It’s Friday…

Leave a comment on this post if, in your mind you started singing Friday.  Sorry.  It had to be done. 

So 2 weeks ago I said I would have my website up.  It is! Unfortunately not on my domain joshdance.me.  It is on a random domain that I had registered for a different project.  But I will soon move it here.  

Recently, I have seen certain chunks of code, or patterns pop up in many designers work.  I wanted to know why and happily, today I uncovered the mystery of the Phantom Comments.  

Sometimes in code, programmers want to write something that only the people who look at the code see.  It is not meant to be displayed, or operated on by the computer.  You set these comments off by putting in a comment symbol and then the comment.  In html the comment symbol is this:

<!–"comment goes here"–>

Simple right? But I was confused by a statement that I saw on many webpages.  It went like this. 

<!–if(a string of computer code)–>

The comment had what looked like code in it.  At first I thought that maybe the programmer just wanted the code not to be seen by the computer, but then why would she take the time to write it? I searched google but didn't find much. However, I am happy to report that today, I solved it.  

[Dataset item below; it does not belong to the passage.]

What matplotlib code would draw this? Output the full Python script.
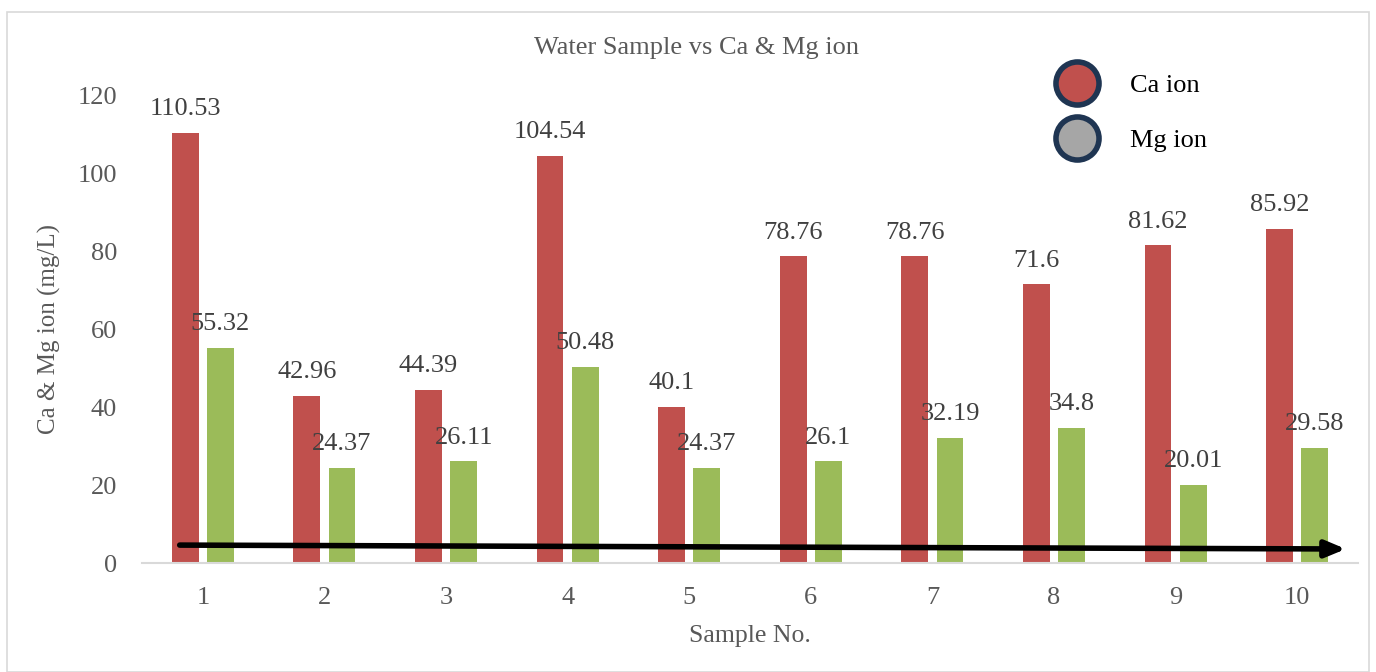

I was reading this little tutorial and came across a part where the author says, "and then we throw in this html5 shiv", and then he used the confusing code! I thought to myself, "Why it must be called the html5 shiv! So I promptly googled and found this article about the html5 shiv on Wikipedia.  As usual, it is all Microsofts fault.  🙂 Older versions of Internet Explorer doesn't implement CSS very well.  So everyone puts in this little piece of code to fix their website in IE.  Mystery solved! But then I had one more question.  If the code is in the comment, how does IE even see it?  Back to google I went. When I searched for "if statements in html comments", I found this article about CSS conditional comments. Guess what? Code in comments only works in this one instance in IE.  Therefore it is only used to fix rendering problems in IE.